The 28th we had on Lake Marsh a brisk rain and thunder shower, lasting from 12.45 P.M. to 2.15 P.M., directly overhead, which was, I believe, the first thunderstorm recorded on the Yukon, thunder being unknown on the lower river, according to all accounts. Our Camp 15 was on a soft, boggy shore covered with reeds, where a tent could not be pitched and blankets could not be spread. The raft lay far out in the lake, a hundred yards from the shore, across soft white mud, through which one might sink in the water to one's middle. When to this predicament the inevitable mosquitoes and a few rain showers are added, I judge that our plight was about as disagreeable as could well be imagined. Such features of the explorer's life, however, are seldom dwelt upon. The northern shores of the lake are unusually flat and boggy. Our primitive mode of navigation suffered also from the large banks of "glacier mud" as we approached the lake's outlet. Most of this mud was probably deposited by a large river, the McClintock (in honor of Vice-Admiral Sir Leopold McClintock, R. N.), that here comes in from the north-east—a river so large that we were in some doubt as to its being the outlet, until its current settled the matter by carrying us into the proper channel. A very conspicuous hill, bearing north-east from Lake Marsh, was named Michie Mountain after Professor Michie of West Point.


[CHAPTER VI.]
A CHAPTER ABOUT RAFTING.

"SNUBBING" THE RAFT.

Lake Marsh gave us four days of variable sailing on its waters, when, on the 29th of June, we emerged from it and once more felt the exhilaration of a rapid course on a swift river, an exhilaration that was not allowed to die rapidly away, by reason of the great amount of exercise we had to go through in managing the raft in its many eccentric phases of navigation. On the lakes, whether in storm or still weather, one man stationed at the stern oar of the raft had been sufficient, as long as he kept awake, nor was any great harm done if he fell asleep in a quiet breeze, but once on the river an additional oarsman at the bow sweep was imperatively needed, for at short turns or sudden bends, or when hearing half-sunken bowlders or tangled masses of driftwood, or bars of sand, mud or gravel, or while steering clear of eddies and slack water, it was often necessary to do some very lively work at both ends of the raft in swinging the ponderous contrivance around to avoid these obstacles, and in the worst cases two or three other men assisted the oarsmen in their difficult task. Just how much strength a couple of strong men could put on a steering sweep was a delicate matter to gauge, and too often in the most trying places our experiments in testing the questions were failures, and with a sharp snap the oar would part, a man or two would sit down violently without stopping to pick out the most luxurious places, and the craft like a wild animal unshackled would go plowing through the fallen timber that lined the banks, or bring up on the bar or bowlder we had been working hard to avoid. We slowly became practical oar makers, however, and toward the latter part of the journey had some crude but effective implements that defied annihilation.

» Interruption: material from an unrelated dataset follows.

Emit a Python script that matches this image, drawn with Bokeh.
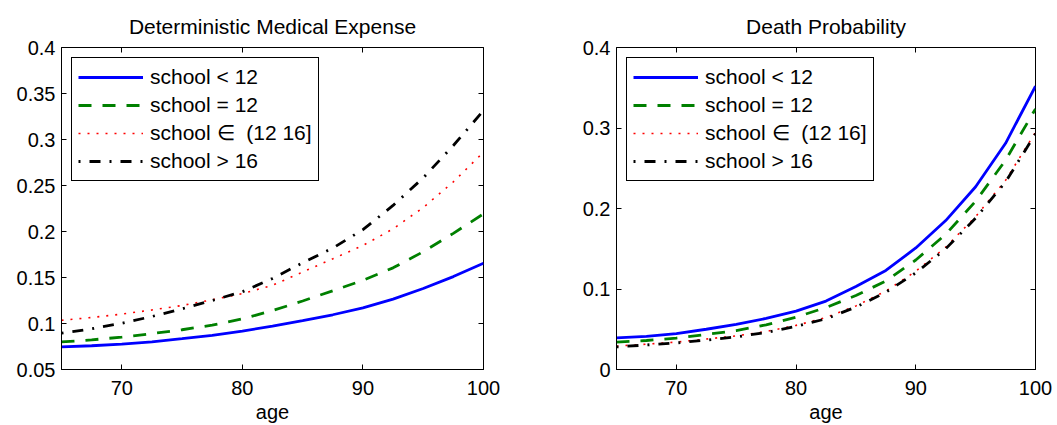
from bokeh.plotting import figure
from bokeh.layouts import row
from bokeh.models import (Range1d, FixedTicker, LinearAxis, Legend, LegendItem,
                          CustomLabelingPolicy)
from bokeh.embed import file_html
from bokeh.resources import INLINE

# ---------------- data ----------------
ages = [65, 67.5, 70, 72.5, 75, 77.5, 80, 82.5, 85, 87.5, 90, 92.5, 95, 97.5, 100]

med_lt12 = [0.0745, 0.0758, 0.0775, 0.0800, 0.0835, 0.0872, 0.0918, 0.0972, 0.1030,
            0.1095, 0.1170, 0.1265, 0.1380, 0.1510, 0.1655]
med_eq12 = [0.0800, 0.0822, 0.0852, 0.0890, 0.0932, 0.0982, 0.1050, 0.1140, 0.1245,
            0.1355, 0.1470, 0.1605, 0.1780, 0.1980, 0.2192]
med_12_16 = [0.1035, 0.1065, 0.1102, 0.1147, 0.1196, 0.1258, 0.1325, 0.1415, 0.1560,
             0.1703, 0.1848, 0.2029, 0.2260, 0.2540, 0.2862]
med_gt16 = [0.0895, 0.0942, 0.1003, 0.1076, 0.1160, 0.1250, 0.1345, 0.1490, 0.1660,
            0.1820, 0.2020, 0.2283, 0.2583, 0.2935, 0.3315]

dth_lt12 = [0.0393, 0.0412, 0.0446, 0.0500, 0.0560, 0.0635, 0.0725, 0.0850, 0.1030,
            0.1230, 0.1510, 0.1850, 0.2270, 0.2810, 0.3520]
dth_eq12 = [0.0340, 0.0360, 0.0390, 0.0435, 0.0484, 0.0555, 0.0650, 0.0770, 0.0919,
            0.1100, 0.1360, 0.1680, 0.2090, 0.2600, 0.3238]
dth_12_16 = [0.0290, 0.0315, 0.0340, 0.0378, 0.0418, 0.0472, 0.0548, 0.0645, 0.0790,
             0.0975, 0.1220, 0.1520, 0.1900, 0.2350, 0.2948]
dth_gt16 = [0.0280, 0.0305, 0.0330, 0.0365, 0.0405, 0.0460, 0.0535, 0.0630, 0.0775,
            0.0960, 0.1200, 0.1500, 0.1880, 0.2330, 0.2928]

series_labels = ["school < 12", "school = 12", "school \u2208  (12 16]", "school > 16"]

x_ticks = [70, 80, 90, 100]
med_y_ticks = [0.05, 0.1, 0.15, 0.2, 0.25, 0.3, 0.35, 0.4]
med_y_labels = ["0.05", "0.1", "0.15", "0.2", "0.25", "0.3", "0.35", "0.4"]
dth_y_ticks = [0, 0.1, 0.2, 0.3, 0.4]
dth_y_labels = ["0", "0.1", "0.2", "0.3", "0.4"]

FONT = "Liberation Sans"
styles = [
    dict(line_color="#0000ff", line_width=2.8, line_dash="solid"),
    dict(line_color="#008000", line_width=2.8, line_dash="13 11"),
    dict(line_color="#ff0000", line_width=1.6, line_dash="2 7"),
    dict(line_color="#000000", line_width=2.8, line_dash="2 9 11 9"),
]

HIDE_LABELS = """
try { for (const i of Array.from(indices)) { indices.unset(i) } } catch (e) {}
return indices
"""


def make_panel(title, series, yr, yticks, ylabels, fw, bl, br):
    p = figure(frame_width=fw, frame_height=322, output_backend="svg", toolbar_location=None,
               x_range=Range1d(65, 100), y_range=Range1d(*yr),
               min_border_left=bl, min_border_right=br, min_border_top=47,
               min_border_bottom=56)
    p.title.text = title
    p.title.align = "center"
    p.title.vertical_align = "top"
    p.title.text_font = FONT
    p.title.text_font_style = "normal"
    p.title.text_font_size = "21px"
    p.title.text_color = "#000000"
    p.title.offset = 0
    p.title.standoff = 15
    p.xgrid.visible = False
    p.ygrid.visible = False
    p.outline_line_color = "#000000"
    p.outline_line_width = 1
    p.outline_line_alpha = 1
    p.background_fill_color = "white"
    p.border_fill_color = "white"

    for ax in (p.xaxis[0], p.yaxis[0]):
        ax.major_tick_in = 5
        ax.major_tick_out = 0
        ax.minor_tick_line_color = None
        ax.axis_line_color = "#000000"
        ax.major_tick_line_color = "#000000"
        ax.major_label_text_font = FONT
        ax.major_label_text_font_size = "20px"
        ax.major_label_text_color = "#000000"
    p.xaxis[0].ticker = FixedTicker(ticks=x_ticks)
    p.yaxis[0].ticker = FixedTicker(ticks=yticks)
    p.yaxis[0].major_label_overrides = {t: l for t, l in zip(yticks, ylabels)}
    p.xaxis[0].major_label_overrides = {t: str(t) for t in x_ticks}
    p.xaxis[0].major_label_standoff = 11
    p.yaxis[0].major_label_standoff = 6
    p.xaxis[0].axis_label = "age"
    p.xaxis[0].axis_label_text_font = FONT
    p.xaxis[0].axis_label_text_font_size = "20px"
    p.xaxis[0].axis_label_text_font_style = "normal"
    p.xaxis[0].axis_label_standoff = 3
    p.xaxis[0].axis_label_text_color = "#000000"

    for loc, tk in (("right", yticks), ("above", x_ticks)):
        ax = LinearAxis(ticker=FixedTicker(ticks=tk), major_tick_in=5, major_tick_out=0,
                        minor_tick_line_color=None, axis_line_color=None,
                        major_label_text_font_size="0px", major_label_standoff=0,
                        major_label_policy=CustomLabelingPolicy(code=HIDE_LABELS))
        p.add_layout(ax, loc)

    items = []
    for ys, st, lab in zip(series, styles, series_labels):
        r = p.line(ages, ys, **st)
        items.append(LegendItem(label=lab, renderers=[r]))
    leg = Legend(items=items, location="top_left", glyph_width=65, glyph_height=26,
                 label_height=26, spacing=2, padding=6, margin=10, label_standoff=7,
                 label_text_font=FONT, label_text_font_size="21px",
                 label_text_color="#000000", border_line_color="#000000",
                 border_line_width=1, border_line_alpha=1, background_fill_alpha=1)
    p.add_layout(leg)
    return p


left = make_panel("Deterministic Medical Expense", [med_lt12, med_eq12, med_12_16, med_gt16],
                  (0.05, 0.4), med_y_ticks, med_y_labels, 422, 61, 47)
right = make_panel("Death Probability", [dth_lt12, dth_eq12, dth_12_16, dth_gt16],
                   (0, 0.4), dth_y_ticks, dth_y_labels, 419, 86, 22)

layout = row(left, right)
open("out.html", "w").write(file_html(layout, INLINE))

As we leisurely and lazily crept along the lakes somebody would be driving away ennui by dressing down pins with a hatchet, boring holes with an auger and driving pins with an ax, until by the time the lakes were all passed I believe that no two logs crossed each other in the raft that were not securely pinned at the point of juncture with at least one pin, and if the logs were large ones with two or three. In this manner our vessel was as solid as it was possible to make such a craft, and would bring up against a bowlder with a shock and swing dizzily around in a six or seven mile current with no more concern than if it were a slab in a mill race.

I believe I have made the remark in a previous chapter that managing a raft—at least our method of managing a raft—on a lake was a tolerably simple affair, especially with a favorable wind, and to tell the truth, one can not manage it at all except with a favorable wind. It was certainly the height of simplicity when compared with its navigation upon a river, although at first sight one might perhaps think the reverse; at least I had thought so, and from the conversation of the whites and Indians of south-eastern Alaska, I knew that their opinions coincided with mine; but I was at length compelled to hold differently from them in this matter, as in many others. Especially was this navigation difficult on a swift river like the Yukon, and I know of none that can maintain a flow of more even rapidity from source to mouth than this great stream. It is not very hard to keep a raft or any floating object in the center of the current of a stream, even if left alone at times, but the number of things which present themselves from time to time to drag it out of this channel seems marvelous.

Old watermen and rafting lumbermen know that while a river is rising it is hard to keep the channel, even the driftwood created by the rise clinging to the shores of the stream. Accordingly they are anxious for the moment when this driftwood begins to float along the main current and out in the middle of the stream, for then they know the water is subsiding, and from that point it requires very little effort to keep in the swiftest current. Should this drift matter be equally distributed over the running water it is inferred that the river is at "a standstill," as they say. An adept can closely judge of the variations and stage of water by this means.